For a whole host of white folks in America (many of whom are conservative) Obama personifies racial reconciliation. To be even more precise, for many, he represents a form of racial redemption, even reparation. If we as a people can elect a person of color to the highest, most cherished, and most respected office in the land, we finally fulfill, in a demonstrably practical way, our national creed: all men created equal.

In a way, I agree with Michelle Obama that this is a generation of Americans of whom we should be rightfully proud; they desperately want to bury the ghosts of the past. However, this fact should come as no surprise to any fair-minded observer; this collective desire for racial salvation has been a long time coming, and the manifestations of this "hunger" have been all around us for decades.

An Aside: Americans are a good people on so many levels. Some other time we can discuss the basic goodness of America at length. In short, I am slightly offended and greatly saddened by Michelle Obama's facile declaration.

What is our racial future?

Historian Joseph Ellis recently asserted with some judgmental sadness that the founders, for all their glorious vision, could not imagine a biracial society. In truth, history has not proven them wrong. They thought the transition from a slave culture to a racially harmonious society impossible. For the most part, they believed (see Jefferson for the most famous example of this thinking) that African Americans could never forgive white America for "thousands of provocations" during the long dark period of violent subjugation. Jefferson feared black-on-white reprisals and a "race war." Even more importantly, Jefferson and his generation could not foresee a day in which whites ever fully accepted blacks as equal citizens. Jefferson (and later Lincoln) predicted a humiliating and ultimately unsatisfactory second-class citizenship status in a white-controlled world for the sons and grandsons of freed slaves.

Were they wrong? How long after emancipation did white America hold back full citizenship from black America? Has black America forgiven white America for the injustices of the past?

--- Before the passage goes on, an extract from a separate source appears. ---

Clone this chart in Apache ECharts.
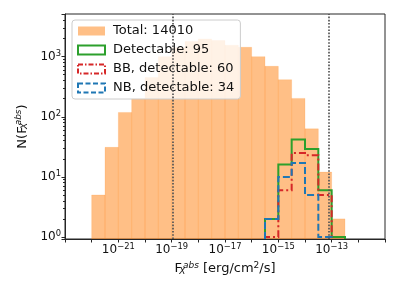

Michelle Obama's comments betray this remaining fissure in the American family. While a huge segment (perhaps a vast majority) of white America desires a new day of racial equality and common cause, too many black opinion makers continue to dwell on the inequities of the recent past. Barack Obama's decision to embrace the black side of his inheritance and virtually ignore the white family that raised him is also significant. Of course, it is important to note, as many commentators have done already, that persons with "black blood," historically, have not had the luxury of choosing which race to embrace.

On the other hand, what the founders may not have considered, and what Barack Obama seems to personify (if not always articulate), is the future of America as a multi-racial and mixed-race society rather than a bi-racial one.